A week after Hurricane Ian ravaged entire communities across Southwest Florida, people of all backgrounds are trying to put their lives back together by throwing away water-damaged furniture, removing mold-infested walls and finding a place to get a hot shower for the first time in a while.
But even though many are displaced, not everyone is facing the same challenges. Some lost loved ones, others no longer have a place to live, and quite a few desperately need help to get back on their feet.
The Federal Emergency Management Agency said earlier this week that it’s “committed to helping all eligible disaster survivors recover from Hurricane Ian” — including non-citizen nationals and “qualified aliens.”
Disaster survivors in Charlotte, Collier, DeSoto, Flagler, Hardee, Highlands, Hillsborough, Lake, Lee, Manatee, Orange, Osceola, Pinellas, Polk, Putnam, St. Johns, Sarasota, Seminole and Volusia counties may apply for FEMA subsidies.
You or a member of your household must be a U.S. citizen, non-citizen national or a “qualified alien” in order to get help from FEMA’s Individuals and Households Program, the agency said Tuesday. IHP provides financial and direct services to eligible people and households whose insurance will not cover all “necessary expenses and serious needs.”
Here’s who can apply.
Who is a ‘qualified alien’?
A “qualified alien” includes:
▪ A legal permanent resident (“green card” holder).
▪ An asylee, refugee or an “alien” whose deportation is being withheld.
▪ An “alien” paroled into the U.S. for at least one year.
▪ An “alien” granted conditional entry (per law in effect prior to April 1, 1980).
▪ A Cuban or Haitian entrant.
▪ Certain “aliens” subjected to extreme cruelty or who have been a victim of a severe form of human trafficking, including persons with a “T” or “U” visa.

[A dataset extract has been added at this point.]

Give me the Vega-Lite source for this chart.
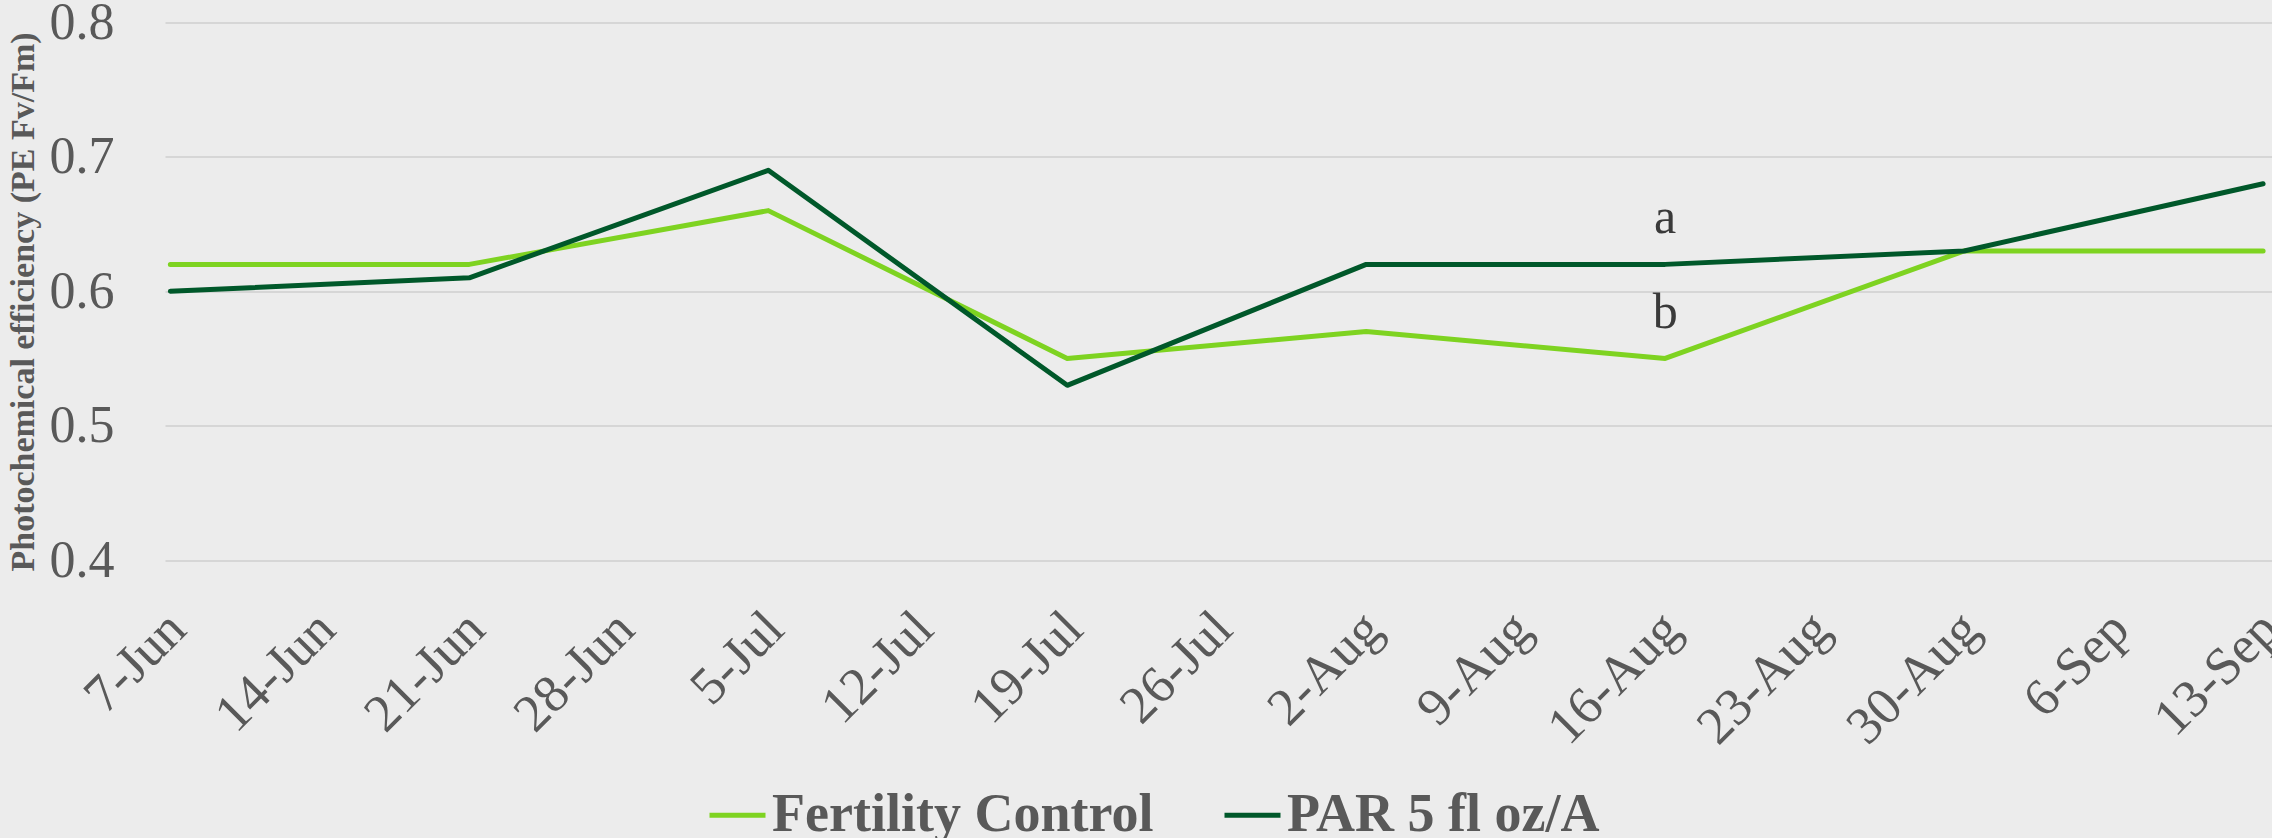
{
  "$schema": "https://vega.github.io/schema/vega-lite/v6.json",
  "width": 2107,
  "height": 537.5,
  "autosize": "none",
  "padding": {"left": 165, "top": 22.5, "right": 0, "bottom": 278},
  "background": "#ececec",
  "config": {"view": {"stroke": null}, "font": "Liberation Serif"},
  "datasets": {
    "series": [
      {"date": "2019-06-07", "series": "Fertility Control", "value": 0.62},
      {"date": "2019-06-21", "series": "Fertility Control", "value": 0.62},
      {"date": "2019-07-05", "series": "Fertility Control", "value": 0.66},
      {"date": "2019-07-19", "series": "Fertility Control", "value": 0.55},
      {"date": "2019-08-02", "series": "Fertility Control", "value": 0.57},
      {"date": "2019-08-16", "series": "Fertility Control", "value": 0.55},
      {"date": "2019-08-30", "series": "Fertility Control", "value": 0.63},
      {"date": "2019-09-13", "series": "Fertility Control", "value": 0.63},
      {"date": "2019-06-07", "series": "PAR 5 fl oz/A", "value": 0.60},
      {"date": "2019-06-21", "series": "PAR 5 fl oz/A", "value": 0.61},
      {"date": "2019-07-05", "series": "PAR 5 fl oz/A", "value": 0.69},
      {"date": "2019-07-19", "series": "PAR 5 fl oz/A", "value": 0.53},
      {"date": "2019-08-02", "series": "PAR 5 fl oz/A", "value": 0.62},
      {"date": "2019-08-16", "series": "PAR 5 fl oz/A", "value": 0.62},
      {"date": "2019-08-30", "series": "PAR 5 fl oz/A", "value": 0.63},
      {"date": "2019-09-13", "series": "PAR 5 fl oz/A", "value": 0.68}
    ],
    "letters": [
      {"date": "2019-08-16", "value": 0.643, "label": "a"},
      {"date": "2019-08-16", "value": 0.573, "label": "b"}
    ]
  },
  "layer": [
    {
      "data": {"name": "series"},
      "mark": {"type": "line", "strokeWidth": 5, "strokeCap": "round", "strokeJoin": "round"},
      "encoding": {
        "x": {
          "field": "date",
          "type": "temporal",
          "scale": {
            "type": "utc",
            "domain": [
              {"year": 2019, "month": 6, "date": 6, "hours": 18, "utc": true},
              {"year": 2019, "month": 9, "date": 13, "hours": 10, "utc": true}
            ]
          },
          "axis": {
            "title": null,
            "values": [
              {"year": 2019, "month": 6, "date": 7, "utc": true},
              {"year": 2019, "month": 6, "date": 14, "utc": true},
              {"year": 2019, "month": 6, "date": 21, "utc": true},
              {"year": 2019, "month": 6, "date": 28, "utc": true},
              {"year": 2019, "month": 7, "date": 5, "utc": true},
              {"year": 2019, "month": 7, "date": 12, "utc": true},
              {"year": 2019, "month": 7, "date": 19, "utc": true},
              {"year": 2019, "month": 7, "date": 26, "utc": true},
              {"year": 2019, "month": 8, "date": 2, "utc": true},
              {"year": 2019, "month": 8, "date": 9, "utc": true},
              {"year": 2019, "month": 8, "date": 16, "utc": true},
              {"year": 2019, "month": 8, "date": 23, "utc": true},
              {"year": 2019, "month": 8, "date": 30, "utc": true},
              {"year": 2019, "month": 9, "date": 6, "utc": true},
              {"year": 2019, "month": 9, "date": 13, "utc": true}
            ],
            "format": "%-d-%b",
            "labelAngle": -45,
            "labelFontSize": 53,
            "labelColor": "#595959",
            "labelFont": "Liberation Serif",
            "labelOverlap": false,
            "labelBound": false,
            "labelFlush": false,
            "grid": false,
            "ticks": false,
            "domain": false,
            "labelPadding": 42,
            "labelOffset": -12
          }
        },
        "y": {
          "field": "value",
          "type": "quantitative",
          "scale": {"domain": [0.4, 0.8], "nice": false, "zero": false},
          "axis": {
            "values": [0.4, 0.5, 0.6, 0.7, 0.8],
            "format": ".1f",
            "labelFontSize": 52,
            "labelColor": "#595959",
            "labelFont": "Liberation Serif",
            "labelPadding": 51,
            "ticks": false,
            "domain": false,
            "gridColor": "#d6d6d6",
            "gridWidth": 2,
            "title": "Photochemical efficiency (PE Fv/Fm)",
            "titleFont": "Liberation Serif",
            "titleFontSize": 34,
            "titleFontWeight": "bold",
            "titleColor": "#595959",
            "titleX": -142,
            "titleY": 279,
            "titleAngle": -90,
            "titleAlign": "center",
            "titleBaseline": "middle"
          }
        },
        "color": {
          "field": "series",
          "type": "nominal",
          "scale": {"domain": ["Fertility Control", "PAR 5 fl oz/A"], "range": ["#7ED321", "#00582A"]},
          "legend": {
            "title": null,
            "orient": "none",
            "legendX": 542,
            "legendY": 762,
            "direction": "horizontal",
            "symbolType": "stroke",
            "symbolSize": 3136,
            "symbolStrokeWidth": 5,
            "labelFontSize": 54,
            "labelFontWeight": "bold",
            "labelColor": "#595959",
            "labelFont": "Liberation Serif",
            "columnPadding": 60,
            "labelOffset": 4,
            "labelLimit": 1000
          }
        }
      }
    },
    {
      "data": {"name": "letters"},
      "mark": {"type": "text", "fontSize": 50, "color": "#3a3a3a", "baseline": "alphabetic", "font": "Liberation Serif"},
      "encoding": {
        "x": {"field": "date", "type": "temporal"},
        "y": {"field": "value", "type": "quantitative"},
        "text": {"field": "label"}
      }
    }
  ]
}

▪ “Aliens” whose children have been abused and undocumented children whose parent has been abused who fit certain criteria.
Who is a non-citizen national?
A non-citizen national is a person born in an “outlying possession of the U.S.” like American Samoa on or after the date the U.S. acquired it, or a person whose parents are U.S. non-citizen nationals (all U.S. citizens are U.S. nationals; however, not every U.S. national is a U.S. citizen).
What if I don’t qualify for either?
If you do not meet the status of either U.S. citizen, non-citizen national or qualified alien, FEMA says, your household may still apply for and be considered for IHP assistance if:
▪ Another adult member of your household meets the eligibility criteria and certifies their citizenship status during the registration process or signs the Declaration and Release form, or
▪ The parent or guardian of a minor child who is a U.S. citizen, non-citizen national or a “qualified alien” applies for assistance on behalf of the child, if they live in the same household. The parent or legal guardian must register as the co-applicant, and the minor child must be under age 18 at the time the disaster occurred.
For more information
To learn more about citizenship and immigration status requirements for federal public benefits, visit fema.gov/assistance/individual/program/citizenship-immigration-status. Information is available in different languages, including Spanish, Haitian Creole and others.
If you’re unsure of your immigration status, FEMA says you should talk to an immigration expert to know if your status allows you to get FEMA disaster assistance. To learn about voluntary organizations that help disaster survivors, visit nvoad.org.
How to apply for FEMA assistance
If you are eligible, there are three ways to apply for FEMA disaster assistance:
▪ Visit DisasterAssistance.gov.
▪ Download the “FEMA App” for mobile devices.
▪ Call toll-free 800-621-3362 (FEMA).